DATA RECORDS>
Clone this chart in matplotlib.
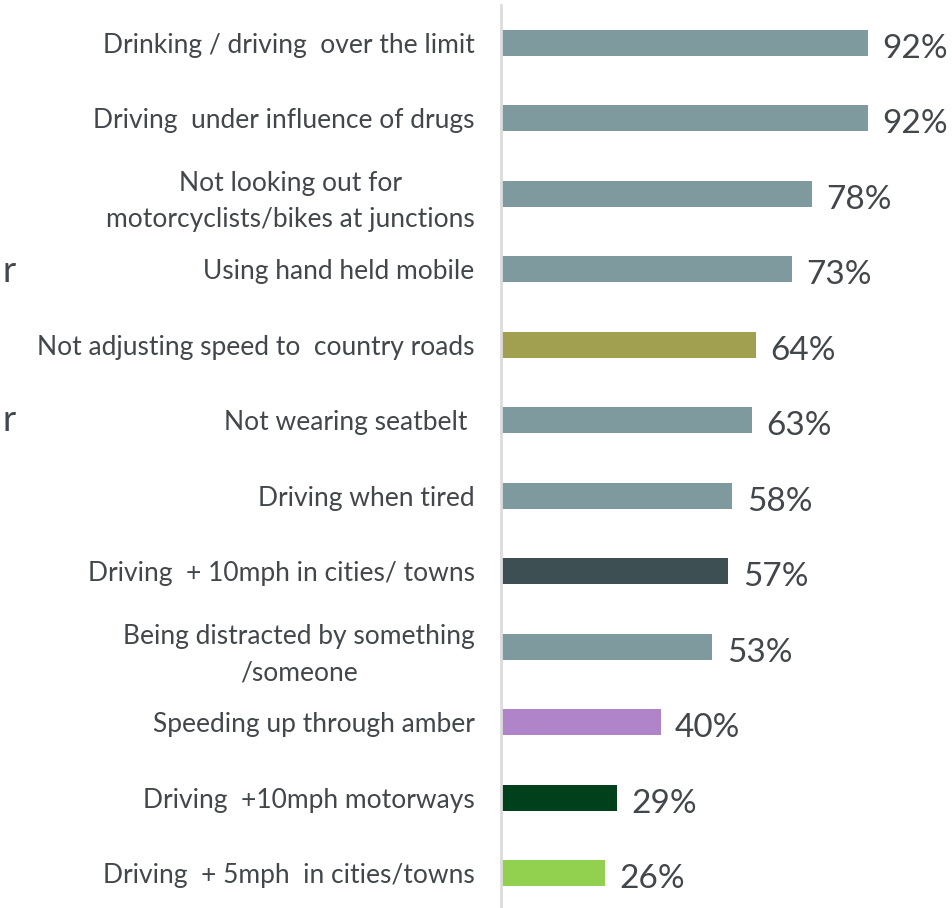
import matplotlib
matplotlib.use('Agg')
import matplotlib.pyplot as plt

plt.rcParams['font.family'] = ['Lato', 'DejaVu Sans']

labels = [
    'Drinking / driving  over the limit',
    'Driving  under influence of drugs',
    'Not looking out for\nmotorcyclists/bikes at junctions',
    'Using hand held mobile',
    'Not adjusting speed to  country roads',
    'Not wearing seatbelt ',
    'Driving when tired',
    'Driving  + 10mph in cities/ towns',
    'Being distracted by something\n/someone',
    'Speeding up through amber',
    'Driving  +10mph motorways',
    'Driving  + 5mph  in cities/towns',
]
values = [92, 92, 78, 73, 64, 63, 58, 57, 53, 40, 29, 26]
colors = ['#7f9a9e', '#7f9a9e', '#7f9a9e', '#7f9a9e', '#a0a050', '#7f9a9e',
          '#7f9a9e', '#3e4f54', '#7f9a9e', '#b084c8', '#00401a', '#92d050']

text_col = '#42474c'
W, H = 953, 908
fig = plt.figure(figsize=(W / 100, H / 100), dpi=100)
ax = fig.add_axes([501 / W, 0, 399 / W, 903 / H])

pos = list(range(len(values)))
ax.barh(pos, values, height=0.35, color=colors)
ax.set_xlim(0, 100)
ax.set_ylim(11.46, -0.5)

for y, v in zip(pos, values):
    ax.text(v + 3.6, y + 0.08, f'{v}%', va='center', ha='left',
            fontsize=24, color=text_col)

ax.set_yticks(pos)
ax.set_yticklabels(labels, fontsize=19, color=text_col,
                   multialignment='center', linespacing=1.55)
ax.tick_params(axis='y', length=0, pad=19)
ax.set_xticks([])
for side in ['top', 'right', 'bottom']:
    ax.spines[side].set_visible(False)
ax.spines['left'].set_color('#dcdcdc')
ax.spines['left'].set_linewidth(2)

# clipped fragments of text at the left edge
fig.text(16 / W, 1 - 272 / H, 'r', ha='right', va='center', fontsize=26, color=text_col)
fig.text(16 / W, 1 - 420 / H, 'r', ha='right', va='center', fontsize=26, color=text_col)

fig.savefig('out.png', dpi=100)
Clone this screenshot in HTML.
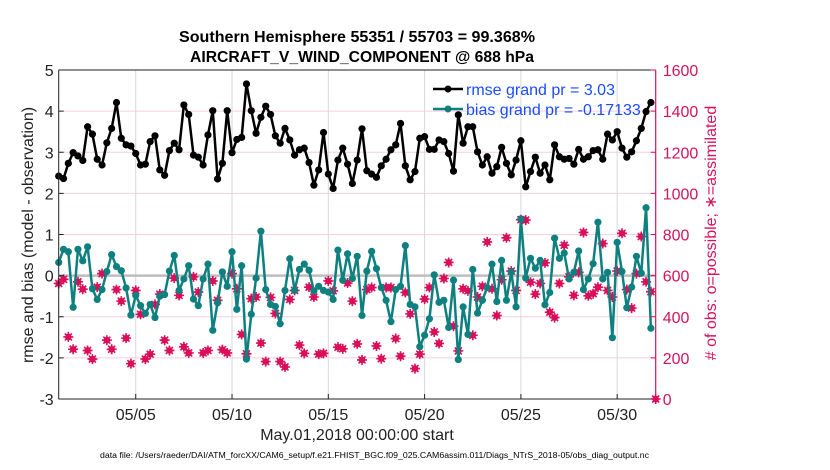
<!DOCTYPE html>
<html><head><meta charset="utf-8">
<style>
html,body{margin:0;padding:0;background:#fff;}
svg{display:block;font-family:"Liberation Sans",Arial,sans-serif;}
</style></head>
<body>
<svg id="chart" width="830" height="470" viewBox="0 0 830 470" xmlns="http://www.w3.org/2000/svg">
  <rect x="0" y="0" width="830" height="470" fill="#fff"/>
  <g id="grid"></g>
  <g id="marks"></g>
  <g id="axes"></g>
  <text x="357" y="42" text-anchor="middle" font-size="15.5" font-weight="bold" textLength="356" lengthAdjust="spacingAndGlyphs">Southern Hemisphere 55351 / 55703 = 99.368%</text>
  <text x="362" y="62" text-anchor="middle" font-size="15.5" font-weight="bold" textLength="344" lengthAdjust="spacingAndGlyphs">AIRCRAFT_V_WIND_COMPONENT @ 688 hPa</text>
  <text x="0" y="0" transform="translate(33,235) rotate(-90)" text-anchor="middle" font-size="16" fill="#222">rmse and bias (model - observation)</text>
  <text x="0" y="0" transform="translate(716,233) rotate(-90)" text-anchor="middle" font-size="16" fill="#d4145a"># of obs: o=possible; ∗=assimilated</text>
  <text x="357" y="440" text-anchor="middle" font-size="16" fill="#222">May.01,2018 00:00:00 start</text>
  <text x="100" y="458" font-size="8" fill="#000" textLength="549" lengthAdjust="spacingAndGlyphs">data file: /Users/raeder/DAI/ATM_forcXX/CAM6_setup/f.e21.FHIST_BGC.f09_025.CAM6assim.011/Diags_NTrS_2018-05/obs_diag_output.nc</text>
  <g id="legend">
    <g>
      <line x1="433" y1="89" x2="463" y2="89" stroke="#000" stroke-width="2.5"/>
      <circle cx="448" cy="89" r="3.5" fill="#000"/>
      <text x="466" y="95" font-size="16" fill="#1a4cff">rmse grand pr = 3.03</text>
    </g>
    <g>
      <line x1="433" y1="109" x2="463" y2="109" stroke="#0f8080" stroke-width="2.5"/>
      <circle cx="448" cy="109" r="3.5" fill="#0f8080"/>
      <text x="466" y="115" font-size="16" fill="#1a4cff">bias grand pr = -0.17133</text>
    </g>
  </g>
</svg>
<script>
// ---- data (6-hourly from May 1 00Z) ----
const xTickDays = [5, 10, 15, 20, 25, 30];
const xTickLabels = ["05/05", "05/10", "05/15", "05/20", "05/25", "05/30"];
const yTicks = [-3, -2, -1, 0, 1, 2, 3, 4, 5];
const rightTicks = [0, 200, 400, 600, 800, 1000, 1200, 1400, 1600];
const rmse = [2.42,2.36,2.73,2.99,2.91,2.80,3.62,3.44,2.83,
2.69,3.23,3.58,4.21,3.34,3.18,3.15,2.97,2.69,2.71,3.26,3.40,2.57,2.44,3.04,3.22,3.06,4.15,3.92,2.93,2.88,2.69,3.42,4.01,2.35,2.73,4.01,2.99,3.31,3.36,4.66,4.01,3.46,3.85,4.12,3.92,3.40,3.22,3.58,3.30,2.93,3.06,3.10,2.75,2.20,2.57,3.48,2.47,2.12,2.81,3.10,2.71,2.24,2.81,3.57,2.55,2.47,2.39,
2.67,2.83,3.06,3.18,3.70,2.67,2.33,2.53,3.34,3.38,3.07,3.07,3.30,3.26,2.97,2.54,3.91,3.22,3.62,3.62,3.01,2.69,2.89,2.49,2.65,3.12,2.73,2.45,2.81,3.28,2.16,2.53,2.88,2.49,2.69,2.33,3.18,2.89,2.83,2.85,2.71,3.07,2.83,2.89,3.04,3.06,2.83,3.44,3.30,3.50,3.10,2.88,3.01,3.28,3.58,3.99,4.21];
const bias = [0.32,0.64,0.58,-0.77,0.64,0.36,0.70,-0.32,-0.58,-0.34,0.10,0.51,0.22,0.12,-0.30,-0.96,
-0.48,-0.73,-0.92,-0.70,-1.02,-0.50,-0.46,0.11,0.49,-0.36,-0.08,0.24,-0.57,-0.73,-0.08,0.28,-1.33,-0.66,0.09,-0.26,0.58,-0.82,0.24,-2.03,-0.94,-0.06,1.08,-0.34,-0.70,-0.75,-1.17,-0.36,
0.41,-0.36,0.15,0.28,0.13,-0.37,-0.26,-0.36,-0.40,-0.58,0.62,-0.11,0.53,-0.07,0.47,-0.97,0.11,0.59,0.17,-0.29,-0.60,-1.12,-0.34,-0.26,0.73,-0.70,-0.76,-1.73,-1.45,-1.05,0.02,-0.65,-0.60,-1.26,-0.11,-2.04,-0.76,-1.43,0.15,-0.91,
-0.60,-0.29,0.28,-0.63,0.37,-0.60,0.09,-0.76,1.38,-0.06,0.42,0.18,0.37,-0.71,-0.41,0.91,0.42,0.55,-0.08,0.08,0.60,-0.34,-0.08,0.29,1.30,-0.08,0.08,-1.51,0.81,0.10,-0.78,-0.28,0.47,0.06,1.65,-1.28];
const nobs = [562,582,302,242,570,534,236,194,544,610,286,242,532,476,296,172,528,412,194,218,460,510,286,236,588,504,254,224,594,520,224,236,574,480,240,224,610,536,314,220,488,496,272,182,494,416,182,156,
484,528,262,222,544,496,218,222,574,526,252,244,564,476,268,190,532,542,258,196,542,542,294,208,518,414,148,218,486,542,326,270,586,664,354,234,536,526,310,496,
548,764,536,406,580,784,622,528,872,870,568,510,562,662,422,396,562,748,594,504,616,810,502,512,544,756,528,496,622,806,532,442,610,790,570,522,0];

// ---- axes ----
const L = 58.7, R = 655.7, T = 70, B = 399;
const dayMin = 1, dayMax = 32, stepDays = 0.25;
const xDay = d => L + (d - dayMin) / (dayMax - dayMin) * (R - L);
const xIdx = i => xDay(dayMin + i * stepDays);
const yL = v => T + (5 - v) / 8 * (B - T);
const yR = n => B - n / 1600 * (B - T);
const NS = "http://www.w3.org/2000/svg";
function mk(tag, attrs, parent) {
  const e = document.createElementNS(NS, tag);
  for (const k in attrs) e.setAttribute(k, attrs[k]);
  parent.appendChild(e);
  return e;
}
const grid = document.getElementById('grid');
const marks = document.getElementById('marks');
const axes = document.getElementById('axes');

// horizontal grid
yTicks.forEach(v => {
  if (v === 5 || v === -3) return;
  const g = mk('line', {x1: L, x2: R, y1: yL(v), y2: yL(v), stroke: '#f5cfe0', 'stroke-width': 1}, grid);
  
  
});
xTickDays.forEach(d => {
  const g = mk('line', {x1: xDay(d), x2: xDay(d), y1: T, y2: B, stroke: '#d8d8d8', 'stroke-width': 1}, grid);
  
  
});
const zl = mk('line', {x1: L, x2: R, y1: yL(0), y2: yL(0), stroke: '#bdbdbd', 'stroke-width': 2.5}, grid);



// obs markers (red)
nobs.forEach((n, i) => {
  const cx = xIdx(i), cy = yR(n);
  const g = mk('g', {}, marks);
  
  
  mk('circle', {cx: cx, cy: cy, r: 3.3, fill: '#d90f5a'}, g);
  mk('path', {d: `M${cx-5} ${cy}H${cx+5}M${cx} ${cy-5}V${cy+5}M${cx-3.5} ${cy-3.5}L${cx+3.5} ${cy+3.5}M${cx-3.5} ${cy+3.5}L${cx+3.5} ${cy-3.5}`, stroke: '#d90f5a', 'stroke-width': 1.6}, g);
});

function series(vals, color, name) {
  const g = mk('g', {}, marks);
  
  
  const pts = vals.map((v, i) => xIdx(i).toFixed(2) + ',' + yL(v).toFixed(2)).join(' ');
  const pl = mk('polyline', {points: pts, fill: 'none', stroke: color, 'stroke-width': 2.5, 'stroke-linejoin': 'round'}, g);
  
  
  vals.forEach((v, i) => {
    const c = mk('circle', {cx: xIdx(i), cy: yL(v), r: 3.6, fill: color}, g);
    
    
  });
}
series(bias, '#0f8080', 'bias-series');
series(rmse, '#000000', 'rmse-series');

// frame
const lf = mk('line', {x1: L, x2: L, y1: T, y2: B, stroke: '#222', 'stroke-width': 1}, axes);
 
const tf = mk('line', {x1: L, x2: R, y1: T, y2: T, stroke: '#222', 'stroke-width': 1}, axes);
 
const bf = mk('line', {x1: L, x2: R, y1: B, y2: B, stroke: '#222', 'stroke-width': 1}, axes);
 
const rf = mk('line', {x1: R, x2: R, y1: T, y2: B, stroke: '#d90f5a', 'stroke-width': 1.2}, axes);
 

yTicks.forEach(v => {
  const t = mk('line', {x1: L, x2: L + 5, y1: yL(v), y2: yL(v), stroke: '#222'}, axes);
   
  const tx = mk('text', {x: L - 5, y: yL(v) + 6, 'text-anchor': 'end', 'font-size': 16, fill: '#222'}, axes);
  tx.textContent = String(v);
   
});
rightTicks.forEach(n => {
  const t = mk('line', {x1: R - 5, x2: R, y1: yR(n), y2: yR(n), stroke: '#d90f5a'}, axes);
   
  const tx = mk('text', {x: R + 7, y: yR(n) + 6, 'font-size': 16, fill: '#d4145a'}, axes);
  tx.textContent = String(n);
   
});
xTickDays.forEach((d, k) => {
  const t = mk('line', {x1: xDay(d), x2: xDay(d), y1: B - 5, y2: B, stroke: '#222'}, axes);
   
  const tx = mk('text', {x: xDay(d), y: 420, 'text-anchor': 'middle', 'font-size': 16, fill: '#222'}, axes);
  tx.textContent = xTickLabels[k];
   
});
</script>
</body></html>
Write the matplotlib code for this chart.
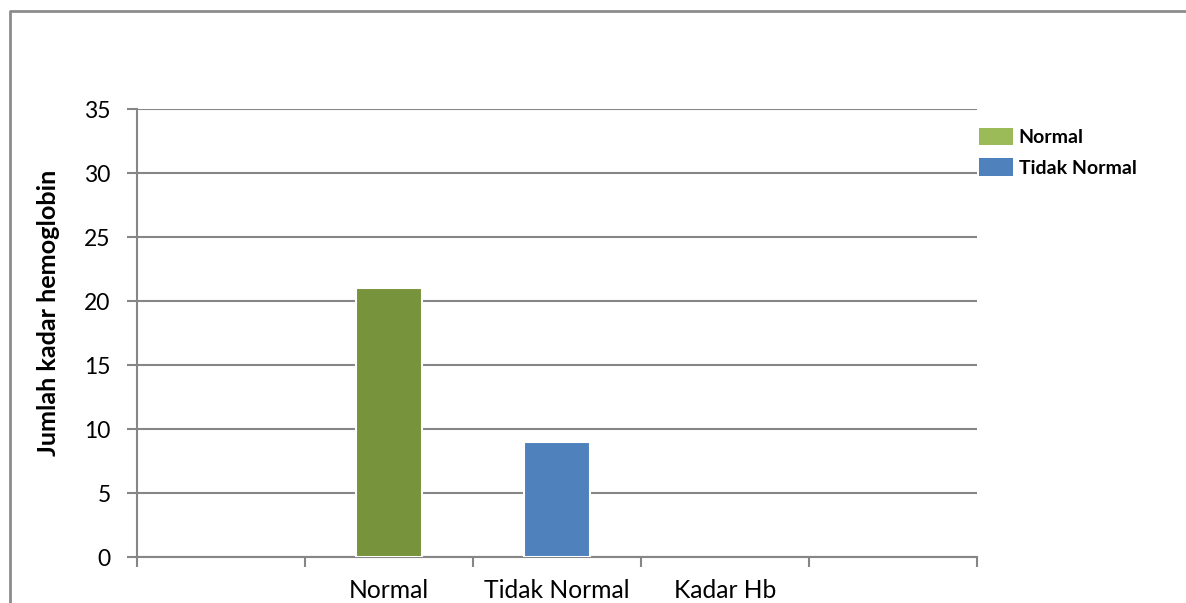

INSTRUCTIONS TO FOLLOW>
Give the lines again word for word, from the start of the records to the line holding "plt.rcParams['font.family'] = ['Lato', 'DejaVu", both included, and leave out any picture.

ANSWER TO THE EXERCISE>
Clone this chart in matplotlib.
import matplotlib
matplotlib.use('Agg')
import matplotlib.pyplot as plt

plt.rcParams['font.family'] = ['Lato', 'DejaVu Sans']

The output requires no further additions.